Exercise details: Begin at the first line and end at the line containing "ax = fig.add_axes([0.0075, 0.163, 0.9885, 0.83])". Extract exactly those lines.

Dataset excerpt:
########

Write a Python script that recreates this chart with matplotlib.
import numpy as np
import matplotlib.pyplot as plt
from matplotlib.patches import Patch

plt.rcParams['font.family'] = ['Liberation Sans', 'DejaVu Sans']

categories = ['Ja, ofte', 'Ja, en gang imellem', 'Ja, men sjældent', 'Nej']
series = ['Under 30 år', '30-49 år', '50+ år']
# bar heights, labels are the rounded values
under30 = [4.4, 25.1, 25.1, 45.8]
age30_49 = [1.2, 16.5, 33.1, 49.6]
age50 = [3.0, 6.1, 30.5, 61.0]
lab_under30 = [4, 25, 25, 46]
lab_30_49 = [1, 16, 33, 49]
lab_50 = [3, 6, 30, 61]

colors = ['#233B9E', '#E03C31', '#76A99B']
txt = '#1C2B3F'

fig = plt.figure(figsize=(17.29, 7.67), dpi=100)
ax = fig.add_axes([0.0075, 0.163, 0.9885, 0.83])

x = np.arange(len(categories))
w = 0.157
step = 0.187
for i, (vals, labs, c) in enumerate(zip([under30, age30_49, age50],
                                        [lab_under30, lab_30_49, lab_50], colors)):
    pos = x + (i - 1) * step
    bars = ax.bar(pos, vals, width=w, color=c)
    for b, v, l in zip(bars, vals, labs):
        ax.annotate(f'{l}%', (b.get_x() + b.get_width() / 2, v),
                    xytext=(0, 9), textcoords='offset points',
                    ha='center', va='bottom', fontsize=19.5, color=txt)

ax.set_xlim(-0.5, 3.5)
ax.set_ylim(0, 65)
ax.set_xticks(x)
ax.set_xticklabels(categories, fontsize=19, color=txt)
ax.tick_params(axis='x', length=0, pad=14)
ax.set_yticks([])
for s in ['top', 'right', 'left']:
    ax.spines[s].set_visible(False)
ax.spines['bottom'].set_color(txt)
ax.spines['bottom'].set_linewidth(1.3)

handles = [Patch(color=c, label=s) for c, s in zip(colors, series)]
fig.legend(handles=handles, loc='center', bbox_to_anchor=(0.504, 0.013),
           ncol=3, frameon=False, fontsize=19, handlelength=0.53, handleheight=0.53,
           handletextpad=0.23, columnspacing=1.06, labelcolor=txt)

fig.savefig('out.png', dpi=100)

########

Task solution:
Write a Python script that recreates this chart with matplotlib.
import numpy as np
import matplotlib.pyplot as plt
from matplotlib.patches import Patch

plt.rcParams['font.family'] = ['Liberation Sans', 'DejaVu Sans']

categories = ['Ja, ofte', 'Ja, en gang imellem', 'Ja, men sjældent', 'Nej']
series = ['Under 30 år', '30-49 år', '50+ år']
# bar heights, labels are the rounded values
under30 = [4.4, 25.1, 25.1, 45.8]
age30_49 = [1.2, 16.5, 33.1, 49.6]
age50 = [3.0, 6.1, 30.5, 61.0]
lab_under30 = [4, 25, 25, 46]
lab_30_49 = [1, 16, 33, 49]
lab_50 = [3, 6, 30, 61]

colors = ['#233B9E', '#E03C31', '#76A99B']
txt = '#1C2B3F'

fig = plt.figure(figsize=(17.29, 7.67), dpi=100)
ax = fig.add_axes([0.0075, 0.163, 0.9885, 0.83])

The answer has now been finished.